Ability to Detect Polarized Light Helps Bees Find Food
Bees use their ability to “see” polarized light when foraging for food, researchers based at the University of Bristol have discovered. This is the first time bees have been found to use this ability for something other than navigation.
Like many other insect pollinators, bees find their way around by using a polarization-sensitive area in their eyes to “see” skylight polarization patterns. However, while other insects are known to use such sensitivity to identify appropriate habitats, locate suitable sites to lay their eggs, and to find food, a non-navigation function for polarization vision has never been identified in bees — until now.
Professor Julian Partridge and colleagues investigated whether bumble bees (Bombus terrestris) can learn the polarization patterns of artificial flowers in order to obtain a food reward.

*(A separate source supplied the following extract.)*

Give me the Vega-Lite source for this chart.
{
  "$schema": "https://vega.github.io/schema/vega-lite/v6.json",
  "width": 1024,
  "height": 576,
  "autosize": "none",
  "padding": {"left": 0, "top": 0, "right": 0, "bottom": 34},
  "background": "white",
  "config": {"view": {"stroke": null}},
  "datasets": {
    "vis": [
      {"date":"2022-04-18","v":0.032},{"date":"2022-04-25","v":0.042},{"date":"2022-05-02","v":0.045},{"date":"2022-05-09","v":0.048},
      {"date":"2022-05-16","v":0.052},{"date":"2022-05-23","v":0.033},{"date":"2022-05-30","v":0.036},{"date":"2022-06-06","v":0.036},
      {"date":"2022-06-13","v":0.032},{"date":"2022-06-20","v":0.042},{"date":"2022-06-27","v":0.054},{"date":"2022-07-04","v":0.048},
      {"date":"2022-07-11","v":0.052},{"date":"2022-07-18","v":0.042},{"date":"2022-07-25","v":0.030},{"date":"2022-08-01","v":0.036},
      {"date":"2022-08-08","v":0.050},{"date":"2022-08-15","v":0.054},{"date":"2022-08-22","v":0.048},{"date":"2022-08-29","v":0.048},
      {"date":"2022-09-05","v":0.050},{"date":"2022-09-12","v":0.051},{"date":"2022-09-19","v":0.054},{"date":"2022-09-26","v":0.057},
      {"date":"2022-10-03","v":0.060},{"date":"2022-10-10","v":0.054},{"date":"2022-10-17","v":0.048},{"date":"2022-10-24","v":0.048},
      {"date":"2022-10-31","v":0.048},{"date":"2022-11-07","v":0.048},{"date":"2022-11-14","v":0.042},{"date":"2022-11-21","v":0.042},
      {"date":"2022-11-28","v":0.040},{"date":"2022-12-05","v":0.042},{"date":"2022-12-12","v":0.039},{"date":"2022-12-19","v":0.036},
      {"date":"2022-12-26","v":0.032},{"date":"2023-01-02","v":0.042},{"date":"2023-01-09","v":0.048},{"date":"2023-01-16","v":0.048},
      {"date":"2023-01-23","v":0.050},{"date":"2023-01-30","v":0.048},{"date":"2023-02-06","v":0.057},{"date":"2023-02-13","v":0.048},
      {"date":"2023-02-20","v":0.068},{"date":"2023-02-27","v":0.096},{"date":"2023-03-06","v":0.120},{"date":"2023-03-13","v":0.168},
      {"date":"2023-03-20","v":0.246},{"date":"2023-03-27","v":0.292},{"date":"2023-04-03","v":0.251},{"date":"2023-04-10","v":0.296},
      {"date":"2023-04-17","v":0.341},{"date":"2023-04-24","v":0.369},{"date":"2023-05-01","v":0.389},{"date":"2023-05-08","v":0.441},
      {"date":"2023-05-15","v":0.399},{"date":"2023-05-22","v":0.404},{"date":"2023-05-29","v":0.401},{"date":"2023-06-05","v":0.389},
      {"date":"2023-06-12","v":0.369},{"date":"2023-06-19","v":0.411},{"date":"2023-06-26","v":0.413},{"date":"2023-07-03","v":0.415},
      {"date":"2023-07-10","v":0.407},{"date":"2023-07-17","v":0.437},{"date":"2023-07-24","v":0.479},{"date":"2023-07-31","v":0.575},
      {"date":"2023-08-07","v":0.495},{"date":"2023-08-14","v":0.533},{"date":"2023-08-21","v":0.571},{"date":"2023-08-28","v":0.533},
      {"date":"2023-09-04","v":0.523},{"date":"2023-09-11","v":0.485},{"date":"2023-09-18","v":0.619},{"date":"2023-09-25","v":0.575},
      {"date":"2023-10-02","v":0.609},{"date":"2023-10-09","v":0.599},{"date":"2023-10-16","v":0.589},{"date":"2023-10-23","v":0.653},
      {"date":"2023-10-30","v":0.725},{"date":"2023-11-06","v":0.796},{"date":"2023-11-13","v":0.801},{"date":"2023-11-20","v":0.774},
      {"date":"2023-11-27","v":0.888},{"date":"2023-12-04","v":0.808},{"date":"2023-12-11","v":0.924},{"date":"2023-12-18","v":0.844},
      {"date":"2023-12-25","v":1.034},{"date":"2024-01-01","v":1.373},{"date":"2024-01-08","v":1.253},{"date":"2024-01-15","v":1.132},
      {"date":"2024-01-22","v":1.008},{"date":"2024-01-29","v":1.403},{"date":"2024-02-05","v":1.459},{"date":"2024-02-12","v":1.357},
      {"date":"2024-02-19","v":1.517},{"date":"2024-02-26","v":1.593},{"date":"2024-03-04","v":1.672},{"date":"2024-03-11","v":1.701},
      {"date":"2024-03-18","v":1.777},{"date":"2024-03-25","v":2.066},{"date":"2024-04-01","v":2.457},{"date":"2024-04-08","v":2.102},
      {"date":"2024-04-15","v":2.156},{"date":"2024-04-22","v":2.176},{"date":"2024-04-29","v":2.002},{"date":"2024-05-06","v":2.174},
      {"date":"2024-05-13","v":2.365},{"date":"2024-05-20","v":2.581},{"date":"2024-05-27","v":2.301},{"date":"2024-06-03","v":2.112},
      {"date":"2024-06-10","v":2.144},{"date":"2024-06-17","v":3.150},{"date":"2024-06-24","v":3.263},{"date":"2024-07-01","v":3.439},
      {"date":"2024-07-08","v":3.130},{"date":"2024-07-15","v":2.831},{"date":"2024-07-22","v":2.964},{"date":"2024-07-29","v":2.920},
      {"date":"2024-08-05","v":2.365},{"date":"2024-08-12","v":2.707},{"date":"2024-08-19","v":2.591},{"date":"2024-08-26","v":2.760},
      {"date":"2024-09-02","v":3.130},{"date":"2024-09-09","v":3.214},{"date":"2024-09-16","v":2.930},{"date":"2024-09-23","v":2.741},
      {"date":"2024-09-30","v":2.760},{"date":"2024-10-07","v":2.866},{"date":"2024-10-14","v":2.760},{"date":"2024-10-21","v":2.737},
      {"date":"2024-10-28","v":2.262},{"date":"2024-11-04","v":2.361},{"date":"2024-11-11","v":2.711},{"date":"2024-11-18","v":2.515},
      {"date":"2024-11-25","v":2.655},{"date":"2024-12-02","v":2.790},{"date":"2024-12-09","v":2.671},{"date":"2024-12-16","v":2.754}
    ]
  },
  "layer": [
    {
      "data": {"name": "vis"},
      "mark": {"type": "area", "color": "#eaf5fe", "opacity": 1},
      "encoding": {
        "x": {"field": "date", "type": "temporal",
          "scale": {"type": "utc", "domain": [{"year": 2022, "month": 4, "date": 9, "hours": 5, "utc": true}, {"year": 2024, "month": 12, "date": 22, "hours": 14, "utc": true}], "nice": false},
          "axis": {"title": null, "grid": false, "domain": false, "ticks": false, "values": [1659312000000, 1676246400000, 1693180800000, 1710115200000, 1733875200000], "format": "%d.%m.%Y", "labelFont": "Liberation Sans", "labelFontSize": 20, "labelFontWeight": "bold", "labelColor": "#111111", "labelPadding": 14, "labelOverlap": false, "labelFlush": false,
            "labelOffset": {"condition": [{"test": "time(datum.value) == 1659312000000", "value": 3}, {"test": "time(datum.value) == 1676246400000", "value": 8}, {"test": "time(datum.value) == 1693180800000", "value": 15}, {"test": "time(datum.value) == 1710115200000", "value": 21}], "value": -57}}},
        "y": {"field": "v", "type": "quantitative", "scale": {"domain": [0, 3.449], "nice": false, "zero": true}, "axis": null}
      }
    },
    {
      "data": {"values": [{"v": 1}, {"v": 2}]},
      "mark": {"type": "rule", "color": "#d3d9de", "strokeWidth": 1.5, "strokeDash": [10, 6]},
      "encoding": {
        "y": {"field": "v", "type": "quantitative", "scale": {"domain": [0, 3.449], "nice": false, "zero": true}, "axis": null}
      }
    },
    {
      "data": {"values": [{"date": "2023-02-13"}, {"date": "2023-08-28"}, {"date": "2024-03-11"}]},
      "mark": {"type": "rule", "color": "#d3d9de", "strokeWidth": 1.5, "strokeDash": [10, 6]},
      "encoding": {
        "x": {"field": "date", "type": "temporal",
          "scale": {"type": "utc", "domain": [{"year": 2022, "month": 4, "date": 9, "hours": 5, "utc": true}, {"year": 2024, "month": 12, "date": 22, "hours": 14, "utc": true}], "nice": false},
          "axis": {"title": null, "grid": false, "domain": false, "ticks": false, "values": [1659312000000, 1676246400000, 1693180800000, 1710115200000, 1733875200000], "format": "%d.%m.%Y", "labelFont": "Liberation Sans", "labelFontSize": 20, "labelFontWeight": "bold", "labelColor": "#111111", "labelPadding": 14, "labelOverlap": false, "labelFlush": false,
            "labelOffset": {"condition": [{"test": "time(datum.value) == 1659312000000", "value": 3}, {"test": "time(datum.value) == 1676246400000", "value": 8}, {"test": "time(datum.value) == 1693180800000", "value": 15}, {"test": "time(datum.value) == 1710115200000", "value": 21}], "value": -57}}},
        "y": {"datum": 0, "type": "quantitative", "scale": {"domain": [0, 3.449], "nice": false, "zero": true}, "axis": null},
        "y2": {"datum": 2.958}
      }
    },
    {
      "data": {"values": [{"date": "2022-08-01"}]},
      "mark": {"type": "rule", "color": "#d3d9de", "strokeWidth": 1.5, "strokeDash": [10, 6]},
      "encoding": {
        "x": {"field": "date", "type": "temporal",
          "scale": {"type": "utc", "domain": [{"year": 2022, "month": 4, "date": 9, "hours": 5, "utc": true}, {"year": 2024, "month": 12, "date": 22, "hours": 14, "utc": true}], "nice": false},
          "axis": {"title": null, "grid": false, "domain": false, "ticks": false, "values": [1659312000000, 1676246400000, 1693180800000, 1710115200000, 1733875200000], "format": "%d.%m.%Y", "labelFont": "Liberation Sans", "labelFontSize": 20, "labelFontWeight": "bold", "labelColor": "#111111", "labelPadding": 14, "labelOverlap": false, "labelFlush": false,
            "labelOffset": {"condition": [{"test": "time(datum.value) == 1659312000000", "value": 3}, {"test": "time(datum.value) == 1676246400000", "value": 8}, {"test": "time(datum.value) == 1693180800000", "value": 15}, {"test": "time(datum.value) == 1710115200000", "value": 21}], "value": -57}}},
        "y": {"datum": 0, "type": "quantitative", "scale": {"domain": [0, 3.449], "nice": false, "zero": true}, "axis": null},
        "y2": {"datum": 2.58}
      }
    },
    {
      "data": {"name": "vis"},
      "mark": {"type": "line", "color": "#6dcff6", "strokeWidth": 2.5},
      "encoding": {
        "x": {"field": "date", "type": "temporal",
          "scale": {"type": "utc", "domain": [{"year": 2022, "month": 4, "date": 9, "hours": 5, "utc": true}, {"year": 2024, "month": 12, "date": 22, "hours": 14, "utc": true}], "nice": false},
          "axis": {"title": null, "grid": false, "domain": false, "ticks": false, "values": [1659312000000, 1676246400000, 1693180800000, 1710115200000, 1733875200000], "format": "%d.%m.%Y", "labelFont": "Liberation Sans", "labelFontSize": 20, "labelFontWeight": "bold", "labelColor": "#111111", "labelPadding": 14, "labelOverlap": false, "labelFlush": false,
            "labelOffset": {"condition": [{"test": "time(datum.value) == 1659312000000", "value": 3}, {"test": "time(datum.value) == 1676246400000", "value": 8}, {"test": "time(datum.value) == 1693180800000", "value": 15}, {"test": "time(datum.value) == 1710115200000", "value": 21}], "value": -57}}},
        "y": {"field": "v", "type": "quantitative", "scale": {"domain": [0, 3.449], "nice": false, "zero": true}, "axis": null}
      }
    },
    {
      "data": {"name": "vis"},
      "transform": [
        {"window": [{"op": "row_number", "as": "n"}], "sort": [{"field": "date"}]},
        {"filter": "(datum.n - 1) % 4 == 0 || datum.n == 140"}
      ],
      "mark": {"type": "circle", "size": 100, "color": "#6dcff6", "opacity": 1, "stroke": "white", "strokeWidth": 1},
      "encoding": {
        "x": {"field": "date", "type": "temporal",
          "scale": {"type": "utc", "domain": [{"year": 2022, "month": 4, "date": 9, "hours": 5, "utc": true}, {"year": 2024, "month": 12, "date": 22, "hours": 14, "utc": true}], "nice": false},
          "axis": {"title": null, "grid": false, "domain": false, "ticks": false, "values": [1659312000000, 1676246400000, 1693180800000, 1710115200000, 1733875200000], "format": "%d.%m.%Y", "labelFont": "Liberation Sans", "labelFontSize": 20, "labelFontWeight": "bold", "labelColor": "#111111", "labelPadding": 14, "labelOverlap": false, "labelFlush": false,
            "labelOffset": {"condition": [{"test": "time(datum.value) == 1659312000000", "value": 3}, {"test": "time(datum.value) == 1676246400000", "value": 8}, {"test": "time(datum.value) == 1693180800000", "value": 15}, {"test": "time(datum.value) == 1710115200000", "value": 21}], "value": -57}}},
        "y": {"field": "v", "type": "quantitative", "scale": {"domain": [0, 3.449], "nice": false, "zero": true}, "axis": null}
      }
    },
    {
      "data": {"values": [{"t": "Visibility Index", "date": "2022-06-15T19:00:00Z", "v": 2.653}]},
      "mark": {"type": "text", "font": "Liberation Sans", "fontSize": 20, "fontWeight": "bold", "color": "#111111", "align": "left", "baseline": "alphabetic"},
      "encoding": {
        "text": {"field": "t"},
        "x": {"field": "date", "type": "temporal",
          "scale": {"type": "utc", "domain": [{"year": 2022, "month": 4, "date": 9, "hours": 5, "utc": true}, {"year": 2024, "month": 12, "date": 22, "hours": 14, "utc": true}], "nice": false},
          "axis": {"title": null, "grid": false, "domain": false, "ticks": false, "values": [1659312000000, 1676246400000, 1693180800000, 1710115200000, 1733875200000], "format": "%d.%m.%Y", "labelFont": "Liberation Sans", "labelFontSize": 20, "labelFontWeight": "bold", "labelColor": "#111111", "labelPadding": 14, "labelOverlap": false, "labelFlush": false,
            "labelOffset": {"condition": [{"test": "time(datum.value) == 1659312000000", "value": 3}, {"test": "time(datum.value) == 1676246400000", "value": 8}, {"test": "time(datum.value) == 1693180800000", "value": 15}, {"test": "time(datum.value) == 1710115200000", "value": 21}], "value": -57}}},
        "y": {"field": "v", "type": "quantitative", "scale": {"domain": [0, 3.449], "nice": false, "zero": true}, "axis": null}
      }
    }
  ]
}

They found that freely foraging bumble bees soon learned to differentiate between rewarding (sucrose solution providing) and aversive (quinine solution providing) artificial flowers with two different polarization patterns. However, the bees could only discriminate between the two targets when the targets were viewed from below.
Polarization patterns occur on the petals of real flowers, but are invisible to humans and thus may be a hitherto overlooked component of floral signalling. Around 53 percent of flower species face downwards, so their polarization patterns are presented in such a way as to be visually accessible to the region of the bee’s eye, which includes the polarization sensitive Dorsal Rim Area. Light reflected from downward facing flowers also has the potential to contrast with skylight polarization patterns, potentially helping the bee to detect and identify such flowers.
“Both pollinator and plant fitness is greatly dependent on the ability of pollinators to discriminate flowers accurately,” Professor Partridge said. “Bees have been shown to be able to use a wide range of floral cues, including color, shape, texture, certain chemical compounds and temperature, to improve the identification and recognition of flowers.”
“Recent findings have added floral humidity and electric fields as additional methods with which pollinators can discriminate flowers, and it is advantageous for a plant to produce a number of different signals that a pollinator can utilize effectively,” he continued. “Our findings suggest polarization vision may provide sensory access to an additional floral cue for bees.”